You can guess what’s coming, can’t you?
In late 2014, following the expansion of the Port of Liverpool, Highways England began considering ways to manage the increased traffic from an already busy port. Why the expansion of the port was given the green light before this was sorted presents the first of many questions, but let’s not focus too much on that bit yet. Despite local protest, Highways England opted that rather than a tunnel, or expansion of any existing routes, the best (read: cheapest) option was to build a dual carriageway through Rimrose Valley. Naturally, this is distressing in itself – green spaces are sacred and diminishing at an alarming rate, you don’t need me to tell you that. Yet the wider implications are more worrying – a recent report examining the quality of air in areas near busy ports and coastal towns estimates that levels of air pollution are four times higher than previously thought. Given that the Port of Liverpool is already one of the busiest in the country, the idea of further contribution to pollution, at the expense of a precious natural reserve, is simply heartbreaking.
It gets better.
Throughout this period, Highways England were adamant that this option was the only one that could ensure no houses would be demolished and no families would be displaced. Residents were assured in person. You’re probably ahead of me here, but sure enough, come Summer 2018 and nearby residents are advised to ring a hotline to discuss CPOs. CPOs are compulsory purchase orders. Basically, you’re selling your house, we’re knocking it down, and there’s naff all you can do. Trebles all round. Mercifully, local MPs are against the road (although Metro Mayor Steve Rotherham is notable by his silence) and the decision to build the road has been taken back to judicial review on the grounds that other options weren’t given enough consideration; but the threat of concrete over grass still looms all too large over the Valley. Rumours abound that staff have already been hired to start work; Highways England are digging their heels (and machinery) into the matter.
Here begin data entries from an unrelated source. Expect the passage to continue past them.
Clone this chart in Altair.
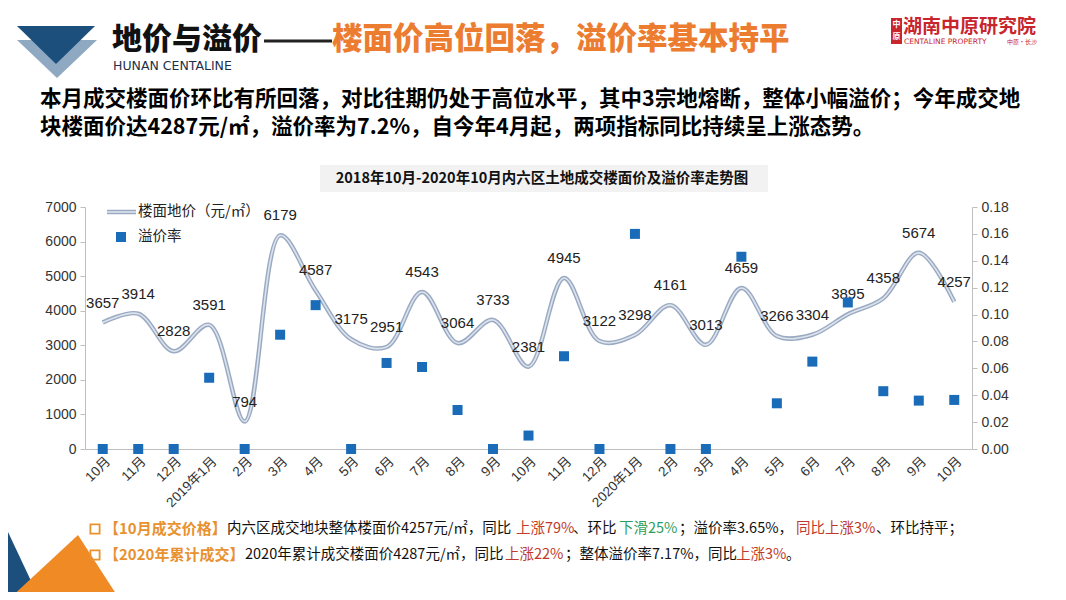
import altair as alt
import pandas as pd

# ---------------- data ----------------
months = ["10月", "11月", "12月", "2019年1月", "2月", "3月", "4月", "5月", "6月", "7月",
          "8月", "9月", "10月", "11月", "12月", "2020年1月", "2月", "3月", "4月", "5月",
          "6月", "7月", "8月", "9月", "10月"]
price = [3657, 3914, 2828, 3591, 794, 6179, 4587, 3175, 2951, 4543, 3064, 3733, 2381,
         4945, 3122, 3298, 4161, 3013, 4659, 3266, 3304, 3895, 4358, 5674, 4257]
premium = [0, 0, 0, 0.053, 0, 0.085, 0.107, 0, 0.064, 0.061, 0.029, 0, 0.010,
           0.069, 0, 0.160, 0, 0, 0.143, 0.034, 0.065, 0.109, 0.043, 0.036, 0.0365]
y_left_ticks = [0, 1000, 2000, 3000, 4000, 5000, 6000, 7000]
y_right_ticks = [round(k * 0.02, 2) for k in range(10)]

df = pd.DataFrame({"i": list(range(len(months))), "price": price, "premium": premium})
one = pd.DataFrame({"k": [0]})

# ---------------- layout ----------------
OX, OY = 85, 207          # page position of plot origin
W, H = 887, 242
CJK = "Noto Sans CJK SC"
LAT = "Liberation Sans, Noto Sans CJK SC"
BLUE = "#1a6bb8"
LINE_OUT = "#9aaac2"
LINE_IN = "#dce3ed"
ORANGE = "#ec7c30"
NOTE_OR = "#e8912f"
RED = "#c0392b"
GREEN = "#2e9e5e"


def text_mark(s, px, py, size, color="#000", weight="normal", align="left",
              font=CJK, baseline="middle"):
    return alt.Chart(one).mark_text(
        text=s, align=align, baseline=baseline, fontSize=size,
        fontWeight=weight, color=color, font=font
    ).encode(x=alt.value(px - OX), y=alt.value(py - OY))


def poly(points, color):
    path = "M" + " L".join(f"{x - OX},{y - OY}" for x, y in points) + " Z"
    return alt.Chart(one).mark_point(
        shape=path, size=4, filled=True, color=color, opacity=1, strokeWidth=0
    ).encode(x=alt.value(0), y=alt.value(0))


def rect(x1, y1, x2, y2, color):
    return alt.Chart(one).mark_rect(color=color).encode(
        x=alt.value(x1 - OX), x2=alt.value(x2 - OX),
        y=alt.value(y1 - OY), y2=alt.value(y2 - OY))


def hrule(x1, x2, y, color, width):
    return alt.Chart(one).mark_rule(color=color, strokeWidth=width).encode(
        x=alt.value(x1 - OX), x2=alt.value(x2 - OX), y=alt.value(y - OY))


label_expr = "[" + ",".join("'%s'" % m for m in months) + "][datum.value]"

x_enc = alt.X("i:O", scale=alt.Scale(type="point", padding=0.5),
              axis=alt.Axis(title=None, labelExpr=label_expr, labelAngle=-45,
                            labelAlign="right", labelBaseline="top", ticks=False,
                            domainColor="#bfbfbf", labelFont=LAT, labelFontSize=13.5,
                            labelColor="#333", labelPadding=5))

yl = alt.Y("price:Q", scale=alt.Scale(domain=[0, 7000], nice=False),
           axis=alt.Axis(title=None, values=y_left_ticks, format="d", grid=False,
                         domainColor="#bfbfbf", tickColor="#bfbfbf", tickSize=5,
                         labelFont=LAT, labelFontSize=14, labelColor="#333",
                         labelPadding=4))

yr = alt.Y("premium:Q", scale=alt.Scale(domain=[0, 0.18], nice=False),
           axis=alt.Axis(orient="right", title=None, values=y_right_ticks,
                         format=".2f", grid=False, domainColor="#bfbfbf",
                         tickColor="#bfbfbf", tickSize=5, labelFont=LAT,
                         labelFontSize=14, labelColor="#333", labelPadding=4))

base = alt.Chart(df)

line_outer = base.mark_line(interpolate="catmull-rom", color=LINE_OUT,
                            strokeWidth=4.5).encode(x=x_enc, y=yl)
line_inner = base.mark_line(interpolate="catmull-rom", color=LINE_IN,
                            strokeWidth=1.6).encode(x=x_enc, y=yl)
labels = base.mark_text(dy=-20, fontSize=15, font=LAT, color="#222").encode(
    x=x_enc, y=yl, text=alt.Text("price:Q", format="d"))
squares = base.mark_point(shape="square", filled=True, size=100, color=BLUE,
                          opacity=1).encode(x=x_enc, y=yr)

# ---------------- decorations & texts ----------------
decor = [
    # header triangles
    poly([(17, 40), (97, 40), (57, 78)], "#8ea9c1"),
    poly([(17, 26), (95, 26), (56, 64)], "#1d4f7c"),
    # bottom-left shapes
    poly([(0, 515), (40, 600), (0, 600)], "#1d4f7c"),
    poly([(8, 600), (78, 535), (120, 600)], "#f08a24"),
    # header
    text_mark("地价与溢价", 112, 40, 30, "#111", 900),
    hrule(264, 332, 41, "#222", 3),
    text_mark("楼面价高位回落，溢价率基本持平", 332, 40, 30.5, ORANGE, 900),
    text_mark("HUNAN  CENTALINE", 113, 66, 12.5, "#1d2f4a", "normal", font="DejaVu Sans"),
    # logo
    rect(891, 18, 902, 44, "#c9252c"),
    text_mark("中", 896.5, 25, 8, "#fff", "bold", "center"),
    text_mark("原", 896.5, 37, 8, "#fff", "bold", "center"),
    text_mark("湖南中原研究院", 903, 27, 19, "#c9252c", "bold"),
    text_mark("CENTALINE PROPERTY", 904, 42, 7.5, "#c9252c", "normal", font="DejaVu Sans"),
    text_mark("中原·长沙", 1037, 42, 6, "#c9252c", "normal", "right"),
    # paragraph
    text_mark("本月成交楼面价环比有所回落，对比往期仍处于高位水平，其中3宗地熔断，整体小幅溢价；今年成交地",
              40, 100, 21.5, "#000", "bold"),
    text_mark("块楼面价达4287元/㎡，溢价率为7.2%，自今年4月起，两项指标同比持续呈上涨态势。",
              40, 128, 21.5, "#000", "bold"),
    # chart title
    rect(320, 165, 768, 192, "#f2f2f2"),
    text_mark("2018年10月-2020年10月内六区土地成交楼面价及溢价率走势图", 542, 179, 14.5,
              "#111", "bold", "center"),
    # legend
    hrule(107, 136, 212, LINE_OUT, 4.5),
    hrule(107, 136, 212, LINE_IN, 1.6),
    text_mark("楼面地价（元/㎡）", 138, 212, 14.5, "#222"),
    alt.Chart(one).mark_point(shape="square", filled=True, size=100, color=BLUE,
                              opacity=1).encode(x=alt.value(121 - OX), y=alt.value(237 - OY)),
    text_mark("溢价率", 138, 237, 14.5, "#222"),
    # bottom notes line 1
    alt.Chart(one).mark_point(shape="square", filled=False, size=85, color=NOTE_OR,
                              strokeWidth=1.8, opacity=1).encode(
        x=alt.value(95 - OX), y=alt.value(529 - OY)),
    text_mark("【10月成交价格】", 104, 529, 15, NOTE_OR, "bold"),
    text_mark("内六区成交地块整体楼面价4257元/㎡，同比", 227, 529, 14.5, "#111"),
    text_mark("上涨79%", 516, 529, 14.5, RED),
    text_mark("、环比", 573, 529, 14.5, "#111"),
    text_mark("下滑25%", 619, 529, 14.5, GREEN),
    text_mark("；溢价率3.65%，", 679, 529, 14.5, "#111"),
    text_mark("同比上涨3%", 796, 529, 14.5, RED),
    text_mark("、环比持平；", 876, 529, 14.5, "#111"),
    # bottom notes line 2
    alt.Chart(one).mark_point(shape="square", filled=False, size=85, color=NOTE_OR,
                              strokeWidth=1.8, opacity=1).encode(
        x=alt.value(95 - OX), y=alt.value(555 - OY)),
    text_mark("【2020年累计成交】", 104, 555, 15, NOTE_OR, "bold"),
    text_mark("2020年累计成交楼面价4287元/㎡，同比", 245, 555, 14.5, "#111"),
    text_mark("上涨22%", 505, 555, 14.5, RED),
    text_mark("；整体溢价率7.17%，同比", 565, 555, 14.5, "#111"),
    text_mark("上涨3%", 736, 555, 14.5, RED),
    text_mark("。", 786, 555, 14.5, "#111"),
]

left = alt.layer(*decor, line_outer, line_inner, labels)
chart = alt.layer(left, squares).resolve_scale(y="independent").properties(
    width=W, height=H,
    autosize=alt.AutoSizeParams(type="none"),
    padding={"left": OX - 8, "top": OY - 8, "right": 1066 - 16 - (OX - 8) - W,
             "bottom": 600 - 16 - (OY - 8) - H},
    background="white",
).configure_view(stroke=None)

chart.save("out.html", embed_options={"renderer": "svg", "actions": False})
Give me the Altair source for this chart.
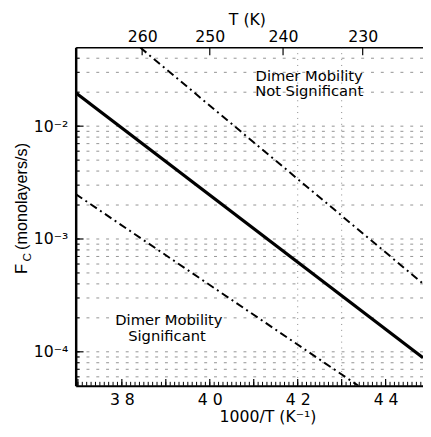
import altair as alt
import pandas as pd

# ---- data ----
solid_x = [3.695, 4.485]
solid_y = [0.0198, 8.87e-5]
upper_x = [3.842, 4.485]
upper_y = [0.0497, 4.02e-4]
lower_x = [3.695, 4.338]
lower_y = [2.5e-3, 5.0e-5]

bottom_ticks = [3.8, 4.0, 4.2, 4.4]
left_ticks = [1e-4, 1e-3, 1e-2]
top_temps = [260, 250, 240, 230]
vgrid_x = [4.2, 4.3]

W, H = 354, 345
FONT = "DejaVu Sans"

xs = alt.Scale(domain=[3.695, 4.485], nice=False, zero=False)
ys = alt.Scale(type="log", domain=[5e-5, 0.05], nice=False)

minor_y = [k * 10.0 ** n for n in range(-5, -1) for k in range(1, 10)]
minor_y = [v for v in minor_y if 5.1e-5 <= v <= 0.049]
minor_x = [round(3.70 + 0.01 * i, 2) for i in range(79)]
major_x = [round(3.70 + 0.1 * i, 1) for i in range(8)]

yaxis = alt.Axis(values=left_ticks,
                 labelExpr="datum.value < 0.0005 ? '10⁻⁴' : (datum.value < 0.005 ? '10⁻³' : '10⁻²')",
                 ticks=False, grid=False, domain=True, domainWidth=2.5, domainColor="black",
                 labelFont=FONT, labelFontSize=16, labelColor="black", labelPadding=8, title=None)
xaxis = alt.Axis(values=bottom_ticks,
                 labelExpr="replace(format(datum.value, '.1f'), '.', '  ')",
                 ticks=False, grid=False, domain=True, domainWidth=2, domainColor="black",
                 labelFont=FONT, labelFontSize=16, labelColor="black",
                 labelBaseline="alphabetic", labelPadding=19, title=None)
topaxis = alt.Axis(orient="top", values=[1000.0 / t for t in top_temps],
                   labelExpr="format(1000/datum.value, '.0f')",
                   ticks=False, grid=False, domain=True, domainWidth=1.5, domainColor="black",
                   labelFont=FONT, labelFontSize=16, labelColor="black",
                   labelBaseline="alphabetic", labelPadding=6, title=None)

hgrid = alt.Chart(pd.DataFrame({"v": minor_y})).mark_rule(
    color="#222", strokeWidth=0.9, strokeDash=[3, 7], opacity=0.55
).encode(y=alt.Y("v:Q", scale=ys, axis=yaxis))

vgrid = alt.Chart(pd.DataFrame({"x": vgrid_x})).mark_rule(
    color="#222", strokeWidth=0.9, strokeDash=[1, 5], opacity=0.6
).encode(x=alt.X("x:Q", scale=xs, axis=None))

left_minor = alt.Chart(pd.DataFrame({"v": minor_y})).mark_rule(color="black", strokeWidth=1).encode(
    y=alt.Y("v:Q", scale=ys, axis=None), x=alt.value(0), x2=alt.value(4))
left_major = alt.Chart(pd.DataFrame({"v": left_ticks})).mark_rule(color="black", strokeWidth=1.2).encode(
    y=alt.Y("v:Q", scale=ys, axis=None), x=alt.value(0), x2=alt.value(8))
bot_minor = alt.Chart(pd.DataFrame({"x": minor_x})).mark_rule(color="black", strokeWidth=1).encode(
    x=alt.X("x:Q", scale=xs, axis=None), y=alt.value(H), y2=alt.value(H - 4))
bot_major = alt.Chart(pd.DataFrame({"x": major_x})).mark_rule(color="black", strokeWidth=1.2).encode(
    x=alt.X("x:Q", scale=xs, axis=None), y=alt.value(H), y2=alt.value(H - 7))

top_ticks = alt.Chart(pd.DataFrame({"T": top_temps})).transform_calculate(
    inv="1000 / datum.T"
).mark_rule(color="black", strokeWidth=1.2).encode(
    x=alt.X("inv:Q", scale=xs, axis=topaxis), y=alt.value(0), y2=alt.value(8))

solid = alt.Chart(pd.DataFrame({"x": solid_x, "y": solid_y})).mark_line(
    color="black", strokeWidth=3.2, clip=True
).encode(x=alt.X("x:Q", scale=xs, axis=xaxis), y=alt.Y("y:Q", scale=ys, axis=None))

upper = alt.Chart(pd.DataFrame({"x": upper_x, "y": upper_y})).mark_line(
    color="black", strokeWidth=2, strokeDash=[8, 4, 2, 4], clip=True
).encode(x=alt.X("x:Q", scale=xs, axis=None), y=alt.Y("y:Q", scale=ys, axis=None))

lower = alt.Chart(pd.DataFrame({"x": lower_x, "y": lower_y})).mark_line(
    color="black", strokeWidth=2, strokeDash=[8, 4, 2, 4], clip=True
).encode(x=alt.X("x:Q", scale=xs, axis=None), y=alt.Y("y:Q", scale=ys, axis=None))


def label(text, px, py, size=15, angle=0, font=FONT, align="center"):
    return alt.Chart(pd.DataFrame({"t": [text]})).mark_text(
        font=font, fontSize=size, color="black", angle=angle, align=align, baseline="alphabetic"
    ).encode(text="t:N", x=alt.value(px), y=alt.value(py))


texts = [
    label("Dimer Mobility", 238, 34),
    label("Not Significant", 238, 50),
    label("Dimer Mobility", 95, 283),
    label("Significant", 93, 299),
    label("T (K)", 175, -23, size=16),
    label("1000/T (K⁻¹)", 196, 382, size=16),
    label("F", -50, 226, size=17, angle=270, font="Liberation Sans"),
    label("C", -46, 214, size=12, angle=270, font="Liberation Sans"),
    label("(monolayers/s)", -50, 152, size=16.5, angle=270, font="Liberation Sans"),
]

chart = alt.layer(
    hgrid, vgrid, left_minor, left_major, bot_minor, bot_major, top_ticks,
    solid, upper, lower, *texts
).resolve_axis(x="independent", y="independent").properties(
    width=W, height=H,
    padding={"left": 69, "top": 36, "right": 0, "bottom": 40},
    autosize=alt.AutoSizeParams(type="none"),
    background="white",
).configure_view(stroke=None)

chart.save("out.html", embed_options={"renderer": "svg", "actions": False})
Of course, the situation is all too familiar on Merseyside, with developers casting greedy eyes over Sefton Park and Calderstones Park and property valued more than parkland, with scant regard for the people who use them and, you know, breathe in the oxygen from the trees – yet this one feels different. This is a dual carriageway through a Country Park. You simply can’t replace that. You can’t de-pollute the air. You can rebuild houses, but you can’t rebuild homes.
Yet thankfully, as insinuated earlier, there are more than a bunch of us in this city ready to fight this. No less than Mick Head spoke about his disgust at the plans at his recent gig at the Museum of Liverpool. An online petition has garnered over 10,000 signatures, protests have been well-attended and plans are – naturally – afoot for gigs to raise awareness and support for the Valley and the cause, which I have been involved in organising. Plans are not set in stone (or Tarmac) yet, but genuinely big names from the music scene have pledged their support and the numbers are growing by the day.
Information on the campaign can be found on Facebook (Save Rimrose Valley) and updates regarding these gigs will be posted on there; but before then, I’d urge anyone to jump the train to Waterloo and take a stroll through the park and see what we stand to lose.
What can you do? Plug in and make a fugging great big racket about it, that’s what you can do.